As shown by state exhibit 4 of the prior record on appeal, when defendant was originally sentenced for aggravated incest on June 11, 2013, the trial court correctly advised him of the time limits within which to apply for post-conviction relief as required by Article 930.8. Although defendant was resentenced without again being advised of this time limitation, he has been provided with notice that the two-year time period for seeking post-conviction relief begins on the date his conviction and sentence become final. Thus, the assignment of error lacks merit.
Error Patent
In reviewing the record for error patent, we note that the trial court failed to inform defendant of the sex offender notification and registration requirements, as mandated under La. R.S. 15:543. The defendant's conviction of aggravated incest, a "sex offense" under La. R.S. 15:541, requires that defendant be subjected to the sex offender notification and registration requirements. La. R.S. 15:542. Pursuant to Section 543, the trial court is required, using the form contained in La. R.S. 15:543.1, to notify a defendant convicted of a sex offense in writing of the registration and notification requirements. The statute further requires that an entry be made in the court minutes stating that the written notification was provided.

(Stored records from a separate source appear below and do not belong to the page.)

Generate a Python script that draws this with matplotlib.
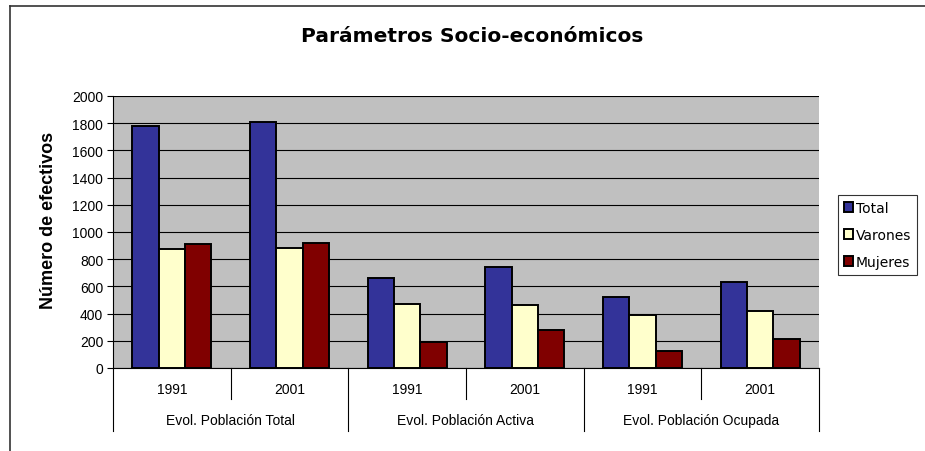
import numpy as np
import matplotlib
matplotlib.use("Agg")
import matplotlib.pyplot as plt
from matplotlib.patches import Patch
from matplotlib.lines import Line2D

plt.rcParams['font.family'] = ['Liberation Sans', 'DejaVu Sans']

# -----------------------------------------------------------------------------
# Data
# -----------------------------------------------------------------------------
years = ["1991", "2001", "1991", "2001", "1991", "2001"]
groups = ["Evol. Población Total", "Evol. Población Activa", "Evol. Población Ocupada"]
series_names = ["Total", "Varones", "Mujeres"]
total = [1780, 1810, 665, 745, 520, 630]
varones = [875, 882, 470, 465, 392, 418]
mujeres = [910, 922, 193, 283, 127, 212]
colors = ["#333399", "#FFFFCC", "#800000"]

W, H = 925, 452
fig = plt.figure(figsize=(W / 100, H / 100), dpi=100)

# plot area in pixels
x0, x1, ytop, ybot = 113, 819, 97, 369
ax = fig.add_axes([x0 / W, (H - ybot) / H, (x1 - x0) / W, (ybot - ytop) / H])
ax.set_facecolor("#C0C0C0")

x = np.arange(len(years))
bw = 0.223
for k, vals in enumerate([total, varones, mujeres]):
    ax.bar(x + (k - 1) * bw, vals, width=bw, color=colors[k],
           edgecolor="black", linewidth=1.4, zorder=3)

ax.set_xlim(-0.5, len(years) - 0.5)
ax.set_ylim(0, 2000)
ax.set_yticks(np.arange(0, 2001, 200))
ax.yaxis.grid(True, color="black", linewidth=0.8, zorder=0)
ax.set_axisbelow(True)
ax.tick_params(axis="y", labelsize=10, direction="out", length=4, width=0.8, pad=3)
ax.set_xticks([])
for s in ["top", "right"]:
    ax.spines[s].set_visible(False)
ax.spines["left"].set_linewidth(0.8)
ax.spines["bottom"].set_linewidth(0.8)

ax.set_ylabel("Número de efectivos", fontsize=13, fontweight="bold")
ax.yaxis.set_label_coords(-0.079, 0.548)

# category axis: years and groups
tr = ax.get_xaxis_transform()
px = 1.0 / (ybot - ytop)
for i, yr in enumerate(years):
    ax.text(i, -(390 - ybot) * px, yr, transform=tr, ha="center", va="center", fontsize=10)
for g, name in enumerate(groups):
    ax.text(2 * g + 0.5, -(421 - ybot) * px, name, transform=tr, ha="center", va="center", fontsize=10)
for sep in np.arange(-0.5, len(years), 1.0):
    long_sep = int(round(sep + 0.5)) % 2 == 0
    y_end = 432 if long_sep else 400
    ax.add_line(Line2D([sep, sep], [0, -(y_end - ybot) * px], transform=tr,
                       color="black", linewidth=0.8, clip_on=False))

# title
fig.text(472 / W, 1 - 36 / H, "Parámetros Socio-económicos", ha="center", va="center",
         fontsize=14.5, fontweight="bold", family="DejaVu Sans")

# outer chart border
fig.add_artist(Line2D([10 / W, 1], [1 - 7 / H, 1 - 7 / H], transform=fig.transFigure,
                      color="#333333", linewidth=1.2))
fig.add_artist(Line2D([10 / W, 10 / W], [0, 1 - 7 / H], transform=fig.transFigure,
                      color="#333333", linewidth=1.2))

# legend
handles = [Patch(facecolor=c, edgecolor="black", linewidth=1.4) for c in colors]
leg = fig.legend(handles, series_names, loc="upper left",
                 bbox_to_anchor=(838 / W, 1 - 196 / H),
                 prop={"family": "DejaVu Sans", "size": 10},
                 frameon=True, fancybox=False, shadow=False,
                 handlelength=0.7, handleheight=0.7, handletextpad=0.2,
                 labelspacing=0.95, borderpad=0.4, borderaxespad=0)
leg.get_frame().set_edgecolor("black")
leg.get_frame().set_linewidth(0.8)

fig.savefig("out.png", dpi=100)
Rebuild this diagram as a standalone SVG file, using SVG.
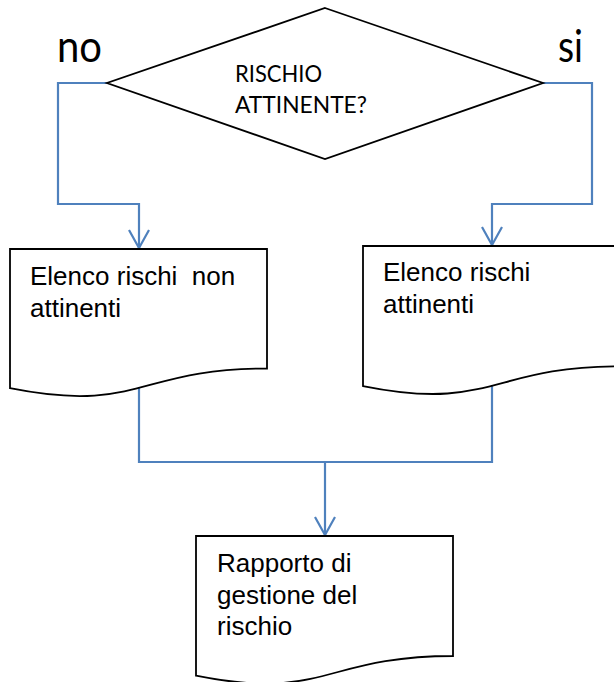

Here, the record does not indicate that the defendant was provided with either written or oral notification of the sex offender registration requirements. As a result, remand is required with instructions to the trial court to provide the appropriate written notice to the defendant of the sex offender registration requirements and to make an entry in the court minutes stating that such notice was provided. See State v. Scott , 50,920 (La. App. 2 Cir. 11/16/16), 209 So.3d 248 ; State v. Preston , 47,273 (La. App. 2 Cir. 8/8/12), 103 So.3d 525.
CONCLUSION
For the foregoing reasons, the defendant's sentence is hereby amended to delete the denial of parole eligibility and affirmed as amended. This matter is remanded for the purpose of providing written notice to the defendant of the sex offender registration requirements.